In a rambling and awkward ceremony at Tesla Inc.’s factory in Austin, Tex., late last week, the company’s self-anointed “techno-king” Elon Musk handed over the first Cybertrucks to customers.
The electric pickup arrives two years late, with less driving range and a higher price than initially promised, but Musk ignored those issues and talked up the Cybertruck’s bulletproof exterior (that isn’t totally bulletproof), the idea that this giant truck will “win” in any crash, and its strikingly futuristic design.
“Finally, the future will look like the future,” Musk said to an audience while standing in the truck’s bed.
It certainly looks like a future – an apocalyptic, dystopian one as envisioned by a billionaire who seems desperate to escape this planet – but the Cybertruck doesn’t represent the best possible future, and it’s far from the best new product Tesla could have made.
“Here at Tesla, we have the finest in apocalypse technology,” Musk said, while extolling the truck’s toughness and bulletproof panels. “You just never know. I mean, sometimes you get these late-civilization vibes. You never know, the apocalypse could come along at any moment.”
The Cybertruck is the most anti-social vehicle on the road at a time when we need the opposite: cars designed with a social conscience, cars that value those outside as much as inside, cars that fit into the urban landscape rather than aim to dominate it.
“If you’re ever in an argument with another car, you will win,” Musk told the first Cybertruck owners. If Cybertruck drivers “win” in a crash, that means the passengers in the other car “lose.” There should be no winners and losers on the road.
The tragedy is that the technologically impressive Cybertruck could have been conceived as a force for good. Based on the limited information available, it appears to be a leap forward in engineering and vehicle architecture. (A request to interview one of the vehicle’s engineers garnered no response from Tesla, as expected.)
The all-wheel-drive Cybertruck has 547 kilometres of estimated range, according to Tesla, which is a far cry from the 800 originally advertised, but still pretty great for a big truck. Even the less expensive rear-drive model due in 2025 is good for 504 kilometres. Canadian prices aren’t available at the time of writing, but in the United States, it ranges from US$60,990 for the rear-drive model to US$99,980 for the tri-motor, 845-horsepower Cyberbeast.
As far as I’m aware, this is the first vehicle that runs on 48 volts for its low-voltage circuit. (Some cars run both 12- and 48-volt circuits to power things like touchscreens and active suspension, but most are 12-volt only.) The 48-volt architecture, Musk said, uses 70 per cent less wiring (presumably compared with a 12-volt system). That should make the vehicle lighter and reduce manufacturing costs. Car insurance company Hagerty got early access to the vehicle and explained the benefits well in its video.
The Cybertruck also has a steer-by-wire system with no physical connection between the steering wheel and the wheels, which, again, is another first for a production car. Doing without a physical steering column opens up a world of design and packaging possibilities.
And then there’s the way it looks.

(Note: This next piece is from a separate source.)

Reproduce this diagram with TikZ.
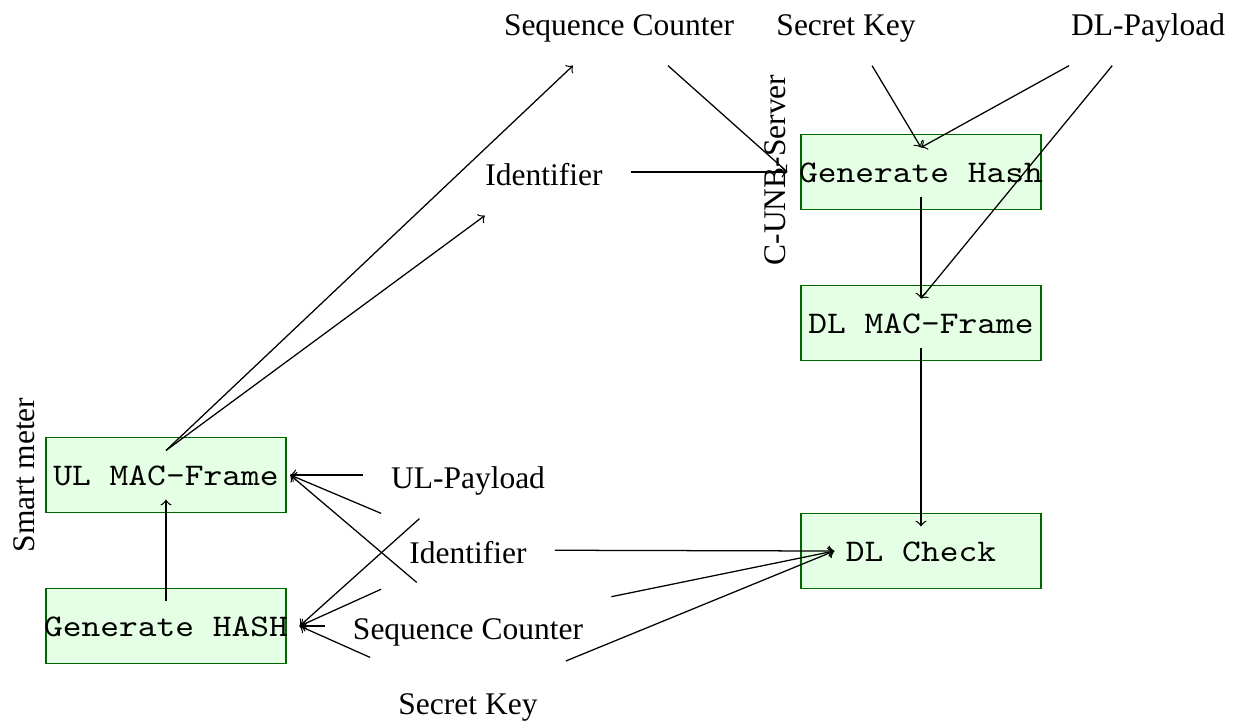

It’s so refreshing to see a vehicle with such an original design, something that throws out the rule book, and yet so disappointing that it takes the form of an armoured personnel carrier.
And these features are likely just the tip of the engineering iceberg. We’ll have to wait for a proper teardown to discover all the clever technologies that make this vehicle possible.
Tesla is in the rare and enviable position of being able to create the future, something other car companies struggle with. (The electric Ford F-150 Lightning might be the most important, least exciting vehicle in memory.) It’s exciting to imagine what Tesla’s engineers could have done if they were freed from Musk’s world view, in which civilization is on the brink of collapse, and instead built a vehicle that helps create a better future, one in which vehicles adapt to their environment rather than try to conquer it.
For starters, the car could have been pedestrian-friendly with a lower front grille instead of resembling a battering ram with sharp metal edges. It could have also been smaller and more affordable, requiring less battery to go even farther. It could have been the long-rumoured US$25,000 Tesla EV, a product that could reinvigorate and hasten EV uptake.
Instead of looking like a vehicle that’s fearful of the outside world, it could have had large windows and great outward visibility, made possible in part by the packaging benefits of steer-by-wire.
Or, what if Tesla’s engineers had made a smaller, less expensive pickup for tradespeople and urban delivery? Instead of focusing on making the Cybertruck bullet-resistant, the engineers could have worked to make a vehicle with the capability of a full-size Ford F-150 on the footprint of a compact Ford Maverick, something that seems entirely possible with the technology Tesla is touting.
It’s such a shame to waste so much engineering talent and money developing an expensive, anti-social armoured truck built for people who fear the violent collapse of civilization and/or just want to look tough. The future doesn’t have to look like this; it can be better.